-- start --

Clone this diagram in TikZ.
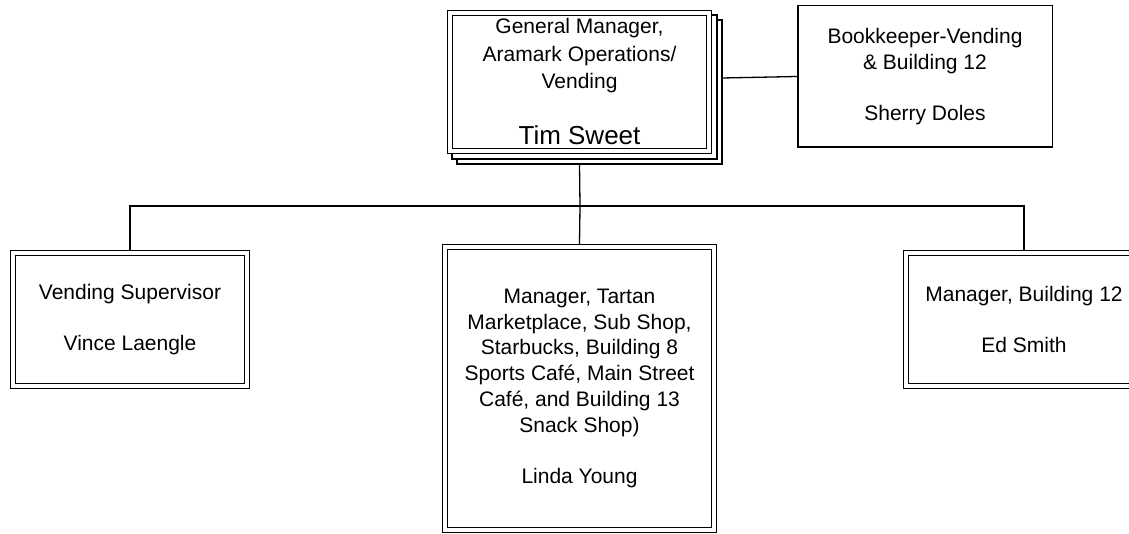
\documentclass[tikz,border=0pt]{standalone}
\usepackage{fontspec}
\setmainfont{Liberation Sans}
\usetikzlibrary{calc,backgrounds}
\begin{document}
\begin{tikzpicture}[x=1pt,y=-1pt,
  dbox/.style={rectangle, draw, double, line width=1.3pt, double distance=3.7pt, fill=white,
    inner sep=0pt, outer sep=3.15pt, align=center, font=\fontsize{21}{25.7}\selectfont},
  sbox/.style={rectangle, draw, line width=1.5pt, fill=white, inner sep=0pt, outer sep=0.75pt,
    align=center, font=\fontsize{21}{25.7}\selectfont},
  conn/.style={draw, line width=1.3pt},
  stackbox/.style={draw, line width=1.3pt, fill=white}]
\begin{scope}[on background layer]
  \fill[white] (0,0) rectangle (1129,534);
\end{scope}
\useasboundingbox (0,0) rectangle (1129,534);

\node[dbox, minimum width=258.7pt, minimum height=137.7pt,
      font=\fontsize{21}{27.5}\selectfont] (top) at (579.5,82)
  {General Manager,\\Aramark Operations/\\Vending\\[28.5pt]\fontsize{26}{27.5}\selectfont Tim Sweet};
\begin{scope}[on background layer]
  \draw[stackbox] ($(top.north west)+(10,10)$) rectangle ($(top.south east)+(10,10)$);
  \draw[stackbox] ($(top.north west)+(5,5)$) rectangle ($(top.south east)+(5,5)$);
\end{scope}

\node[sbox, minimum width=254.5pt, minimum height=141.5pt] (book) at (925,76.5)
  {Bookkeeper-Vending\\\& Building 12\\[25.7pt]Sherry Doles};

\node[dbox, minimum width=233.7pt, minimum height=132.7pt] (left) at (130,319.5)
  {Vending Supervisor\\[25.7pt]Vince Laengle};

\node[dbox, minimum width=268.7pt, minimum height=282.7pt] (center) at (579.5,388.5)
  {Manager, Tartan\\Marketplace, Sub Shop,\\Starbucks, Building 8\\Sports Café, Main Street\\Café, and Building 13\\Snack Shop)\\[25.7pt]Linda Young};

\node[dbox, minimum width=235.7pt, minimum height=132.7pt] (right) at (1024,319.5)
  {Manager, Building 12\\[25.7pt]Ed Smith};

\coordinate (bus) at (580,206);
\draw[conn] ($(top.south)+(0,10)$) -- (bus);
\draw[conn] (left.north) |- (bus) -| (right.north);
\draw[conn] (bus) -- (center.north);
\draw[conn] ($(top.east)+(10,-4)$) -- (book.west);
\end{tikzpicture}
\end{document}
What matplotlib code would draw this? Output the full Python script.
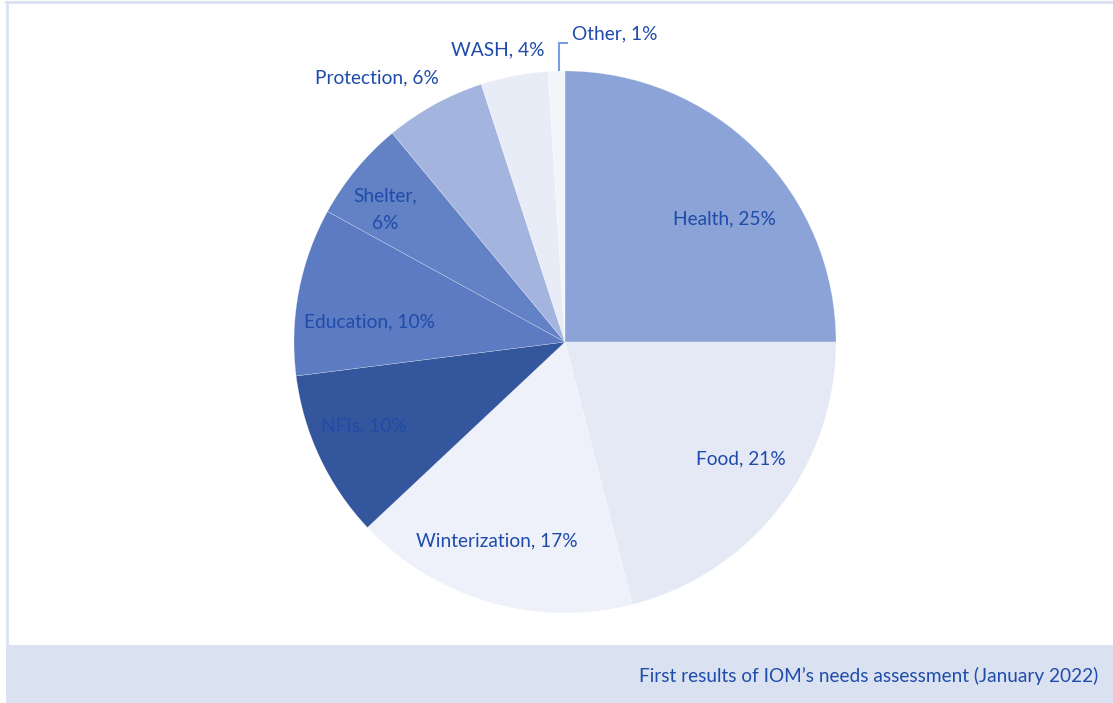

-- end --

[Requirement]: Each line of the data should be quoted exactly, with pictures left out.

[Solution]:
Clone this diagram in TikZ.
\documentclass[tikz,border=0pt]{standalone}
\usepackage{fontspec}
\setmainfont{Liberation Sans}
\usetikzlibrary{calc,backgrounds}
\begin{document}
\begin{tikzpicture}[x=1pt,y=-1pt,
  dbox/.style={rectangle, draw, double, line width=1.3pt, double distance=3.7pt, fill=white,
    inner sep=0pt, outer sep=3.15pt, align=center, font=\fontsize{21}{25.7}\selectfont},
  sbox/.style={rectangle, draw, line width=1.5pt, fill=white, inner sep=0pt, outer sep=0.75pt,
    align=center, font=\fontsize{21}{25.7}\selectfont},
  conn/.style={draw, line width=1.3pt},
  stackbox/.style={draw, line width=1.3pt, fill=white}]
\begin{scope}[on background layer]
  \fill[white] (0,0) rectangle (1129,534);
\end{scope}
\useasboundingbox (0,0) rectangle (1129,534);

\node[dbox, minimum width=258.7pt, minimum height=137.7pt,
      font=\fontsize{21}{27.5}\selectfont] (top) at (579.5,82)
  {General Manager,\\Aramark Operations/\\Vending\\[28.5pt]\fontsize{26}{27.5}\selectfont Tim Sweet};
\begin{scope}[on background layer]
  \draw[stackbox] ($(top.north west)+(10,10)$) rectangle ($(top.south east)+(10,10)$);
  \draw[stackbox] ($(top.north west)+(5,5)$) rectangle ($(top.south east)+(5,5)$);
\end{scope}

\node[sbox, minimum width=254.5pt, minimum height=141.5pt] (book) at (925,76.5)
  {Bookkeeper-Vending\\\& Building 12\\[25.7pt]Sherry Doles};

\node[dbox, minimum width=233.7pt, minimum height=132.7pt] (left) at (130,319.5)
  {Vending Supervisor\\[25.7pt]Vince Laengle};

\node[dbox, minimum width=268.7pt, minimum height=282.7pt] (center) at (579.5,388.5)
  {Manager, Tartan\\Marketplace, Sub Shop,\\Starbucks, Building 8\\Sports Café, Main Street\\Café, and Building 13\\Snack Shop)\\[25.7pt]Linda Young};

\node[dbox, minimum width=235.7pt, minimum height=132.7pt] (right) at (1024,319.5)
  {Manager, Building 12\\[25.7pt]Ed Smith};

\coordinate (bus) at (580,206);
\draw[conn] ($(top.south)+(0,10)$) -- (bus);
\draw[conn] (left.north) |- (bus) -| (right.north);
\draw[conn] (bus) -- (center.north);
\draw[conn] ($(top.east)+(10,-4)$) -- (book.west);
\end{tikzpicture}
\end{document}
What matplotlib code would draw this? Output the full Python script.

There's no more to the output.